No ano que vem, a aliança partidária que sustenta o atual governo federal se sairá fortalecida. Com a maioria no poder Legislativo, o governo poderá implementar reformas estruturais (como a reforma política, a tributária e a trabalhista). Todavia, tal maioria poderá aumentar o risco do governo tomar medidas consideradas autoritárias, de maior regulação estatal sobre a vida das pessoas. Esse risco pode ser contrabalanceado de acordo com o comportamento dos partidos de centro e de direita que integrarem o governo (PMDB, PR, PTB e PP), assim como pelos políticos de esquerda com viés mais libertário.
Ou seja, no ano que vem, a esquerda brasileira se sairá fortalecida. Mas não considero isso como um golpe mortal contra a oposição de centro-direita. Desde o início do atual ciclo de crescimento econômico no Brasil, noto que há uma crescente corrente ideológica de classe média que defende valores como o empreendedorismo, as liberdades individuais, a redução dos impostos e a redução do controle estatal sobre as decisões dos indivíduos. E essa linha de pensamento cresce sensivelmente com cada escândalo de corrupção que estoura no governo federal. Por isso, com o crescimento da classe média no período recente, acredito em um fortalecimento do liberalismo político, a ponto de achar que qualquer desaceleração ou recessão macroeconômica provoque uma virada política na eleição de 2014. O provável crescimento dos liberais pode ser limitado, e talvez até inibido, por dois fatores. Primeiro, novamente a baixa qualidade da educação no Brasil, que pode restringir o surgimento de consciência política na nova classe média que surgiu nessa década. Segundo, o descompromisso político da classe média brasileira. De acordo com conversas que tenho com liberais, e até mesmo lendo blogs de liberais, percebo que eles, em geral, têm aversão à política real do país, muitas vezes preferindo anular ou justificar o voto a assumir compromisso com algum candidato ou partido. Eles parecem preferir ser uma "bolha de pureza ideológica" a encarar as dificuldades do mundo real e correr o risco de descobrirem estar errados em alguns pontos, algo como um PSOL de direita. Quem ganha com isso, é claro, é a esquerda.

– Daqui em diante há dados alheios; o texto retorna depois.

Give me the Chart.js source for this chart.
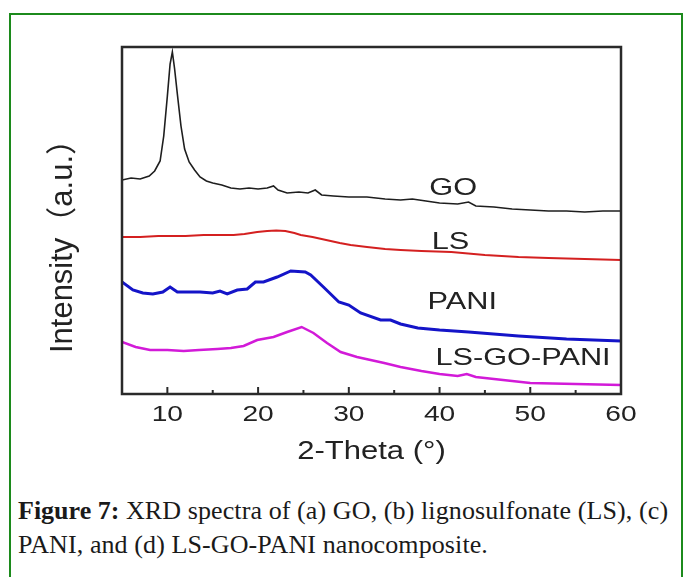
<!DOCTYPE html>
<html>
<head>
<meta charset="utf-8">
<script src="https://cdn.jsdelivr.net/npm/chart.js@4/dist/chart.umd.min.js"></script>
<style>
  html, body { margin: 0; padding: 0; background: #fff; }
  body { width: 688px; height: 577px; position: relative; overflow: hidden; }
  #marco { position: absolute; left: 9px; top: 13px; width: 670px; height: 600px; border: 2.5px solid #1c8a1c; }
  #divGrafico { position: absolute; left: 0; top: 0; width: 688px; height: 480px; }
  #legenda { position: absolute; left: 18px; top: 494px; width: 668px; font-family: "Liberation Serif", serif; font-size: 26px; line-height: 34px; color: #1a1a1a; white-space: nowrap; }
  #legenda span { letter-spacing: 0.1px; }
</style>
</head>
<body>
<div id="marco"></div>
<div id="divGrafico"><canvas id="grafico"></canvas></div>
<div id="legenda"><b>Figure 7:</b><span> XRD spectra of (a) GO, (b) lignosulfonate (LS), (c)<br>PANI, and (d) LS-GO-PANI nanocomposite.</span></div>
<script>
// 2-theta (graus) e intensidade (u.a., com deslocamento vertical) de cada amostra
var goTheta = [5, 6, 7, 8, 8.6, 9.2, 9.6, 10.0, 10.3, 10.55, 10.8, 11.1, 11.5, 11.9, 12.4, 13, 13.6, 14.3, 15, 16, 17, 18, 19, 20, 21, 21.7, 22.2, 23.2, 24.5, 25.5, 26.3, 27, 28.3, 30, 32, 34, 35.7, 37, 38.5, 40, 42, 43.2, 44, 46, 48, 50, 52, 54, 56, 58, 60];
var goInt = [214, 216, 215, 218, 223, 233, 258, 298, 330, 342, 325, 300, 268, 245, 232, 224, 217, 213, 211, 209, 206, 205, 206, 205, 206, 208, 204, 201, 202, 201, 204, 199, 198, 197, 197, 195, 194, 195, 193, 191, 190, 192, 188, 187, 185, 184, 183, 183, 182, 183, 183];

var lsTheta = [5, 7, 9, 10, 12, 14, 16, 17.3, 18.5, 19.9, 21, 22, 23, 24, 24.7, 26, 27.5, 29, 30.2, 32, 34, 35.7, 38, 41.3, 45, 48.7, 52, 56, 60];
var lsInt = [157, 157, 158, 158, 158, 159, 159, 159, 160, 162, 163, 163.5, 163, 161, 159, 157, 154, 151, 149, 147, 145, 144, 143, 142, 139, 137, 136, 135, 134];

var paniTheta = [5, 6.2, 7.3, 8.4, 9.5, 10.3, 11.1, 12.3, 13.6, 15, 15.8, 16.6, 17.7, 18.8, 19.7, 20.6, 22.1, 23.6, 25.2, 25.8, 27.2, 28.9, 30, 31.3, 33.5, 34.6, 35.7, 37.6, 40, 43.2, 48.7, 54, 60];
var paniInt = [112, 104, 101, 100, 102, 107, 102, 102, 102, 101, 103, 100, 104, 105, 112, 112, 117, 123, 122, 119, 107, 92, 89, 81, 74, 74, 70, 66, 64, 62, 58, 55, 53];

var compTheta = [5, 6.5, 8.1, 10, 11.8, 13.5, 15.5, 17, 18.4, 19.9, 21.7, 23.2, 24.8, 26.1, 27.6, 29.1, 30.9, 33.9, 35.7, 38, 40, 42, 43, 44, 47, 50, 55, 60];
var compInt = [52, 47, 44, 44, 43, 44, 45, 46, 48, 54, 57, 62, 67, 61, 51, 42, 37, 31, 27, 23, 20, 18, 20, 17, 14, 11, 10, 9];

var nomes = ["GO", "LS", "PANI", "LS-GO-PANI"];
var cores = ["#1e1e1e", "#d42020", "#1414c8", "#d21ad8"];
var espessuras = [1.6, 2, 3, 2.5];

function pontos(xs, ys) {
	var lista = [];
	for (var i = 0; i < xs.length; i++) {
		lista.push({x: xs[i], y: ys[i]});
	}
	return lista;
}

var series = [pontos(goTheta, goInt), pontos(lsTheta, lsInt), pontos(paniTheta, paniInt), pontos(compTheta, compInt)];

// onde cada nome aparece, em coordenadas do gráfico
var rotulos = [
	{texto: "GO", x: 41.5, y: 206},
	{texto: "LS", x: 41.2, y: 152},
	{texto: "PANI", x: 42.5, y: 92},
	{texto: "LS-GO-PANI", x: 49.2, y: 36}
];

var datasets = [];
for (var i = 0; i < series.length; i++) {
	datasets.push({
		label: nomes[i],
		data: series[i],
		showLine: true,
		borderColor: cores[i],
		borderWidth: espessuras[i],
		pointRadius: 0,
		tension: 0,
		fill: false
	});
}

var FONTE = "'Liberation Sans', Arial, 'Noto Sans CJK SC', sans-serif";

// texto um pouco esticado na horizontal, como na figura original
function textoLargo(ctx, texto, x, y, tamanho, largura) {
	ctx.save();
	ctx.translate(x, y);
	ctx.scale(largura, 1);
	ctx.font = tamanho + "px " + FONTE;
	ctx.fillText(texto, 0, 0);
	ctx.restore();
}

// moldura, marcas do eixo x voltadas para dentro, rótulos e títulos
var moldura = {
	id: 'moldura',
	afterDatasetsDraw: function(chart) {
		var ctx = chart.ctx;
		var area = chart.chartArea;
		var escalaX = chart.scales.x;
		var escalaY = chart.scales.y;
		ctx.save();
		ctx.strokeStyle = "#2a2a2a";
		ctx.lineWidth = 2.5;
		ctx.strokeRect(area.left, area.top, area.right - area.left, area.bottom - area.top);
		ctx.lineWidth = 2;
		for (var v = 10; v < 60; v += 5) {
			var px = escalaX.getPixelForValue(v);
			var tam = v % 10 === 0 ? 7 : 4;
			ctx.beginPath();
			ctx.moveTo(px, area.bottom);
			ctx.lineTo(px, area.bottom - tam);
			ctx.stroke();
		}

		ctx.fillStyle = "#222";
		ctx.textAlign = "center";
		ctx.textBaseline = "middle";

		escalaX.ticks.forEach(function(t) {
			textoLargo(ctx, String(t.value), escalaX.getPixelForValue(t.value), area.bottom + 21, 22, 1.28);
		});
		textoLargo(ctx, "2-Theta (°)", (area.left + area.right) / 2, area.bottom + 58, 25, 1.24);

		for (var i = 0; i < rotulos.length; i++) {
			var r = rotulos[i];
			textoLargo(ctx, r.texto, escalaX.getPixelForValue(r.x), escalaY.getPixelForValue(r.y), 24, 1.28);
		}

		ctx.save();
		ctx.translate(area.left - 59, (area.top + area.bottom) / 2 + 18);
		ctx.rotate(-Math.PI / 2);
		ctx.font = "31px " + FONTE;
		ctx.fillText("Intensity（a.u.）", 0, 0);
		ctx.restore();
		ctx.restore();
	}
};

var grafico = new Chart(document.getElementById("grafico"), {
	type: 'scatter',
	data: {datasets: datasets},
	plugins: [moldura],
	options: {
		responsive: true,
		maintainAspectRatio: false,
		animation: false,
		layout: {padding: {left: 0, right: 67, top: 47, bottom: 0}},
		plugins: {legend: {display: false}, tooltip: {enabled: false}},
		scales: {
			x: {
				type: 'linear',
				min: 5,
				max: 60,
				grid: {display: false, drawTicks: false},
				border: {display: false},
				afterBuildTicks: function(scale) {
					scale.ticks = scale.ticks.filter(function(t) { return t.value % 10 === 0; });
				},
				afterFit: function(scale) { scale.height = 86; },
				ticks: {stepSize: 10, display: false}
			},
			y: {
				type: 'linear',
				min: 0,
				max: 347,
				grid: {display: false, drawTicks: false},
				border: {display: false},
				ticks: {display: false},
				afterFit: function(scale) { scale.width = 122; }
			}
		}
	}
});
</script>
</body>
</html>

Essa classe média liberal brasileira, quando têm preferências políticas, tendem a ser simpatizantes do PSDB. Por isso, acredito que esse partido pode se fortalecer para a eleição de 2014 se adotar uma plataforma de eleição alinhada com um centro-liberalismo. Além disso, o partido pode se fortalecer com a incorporação de outras siglas menores mais simpáticas a essa ideologia, como o PPS, o PSL e talvez até o PV. Já o DEM, que tentou atrair a classe média na oposição ao governo Lula, acabou escorraçado pela opinião pública devido exatamente aos escândalos de corrupção a que o partido passou, sobretudo no Distrito Federal, o que deve reduzir permanentemente o seu poder no cenário político nacional. Talvez, uma forma desse partido se fortalecer é assumir posições mais conservadoras, procurar fusões com partidos cristãos como o PTC, o PSC ou o PSDC, e mudar o nome para Partido Democrata Cristão (PDC). Vejo um amplo mercado para essas idéias na política brasileira contemporânea, sobretudo nas classes mais baixas da sociedade e no interior do país. Mas não sei se o eleitorado agüenta um partido com tantas refundações e renomeações.
Fiz toda essa análise assumindo a hipótese de que Dilma governará em todo o seu mandato. Mas, e se ela não sobreviver a um escândalo de corrupção ou a uma crise provocada por déficit na balança de pagamentos? Será que a esquerda apoiaria um governo liderado pelo Michel Temer? Isso provocaria um terremoto na articulação política nacional.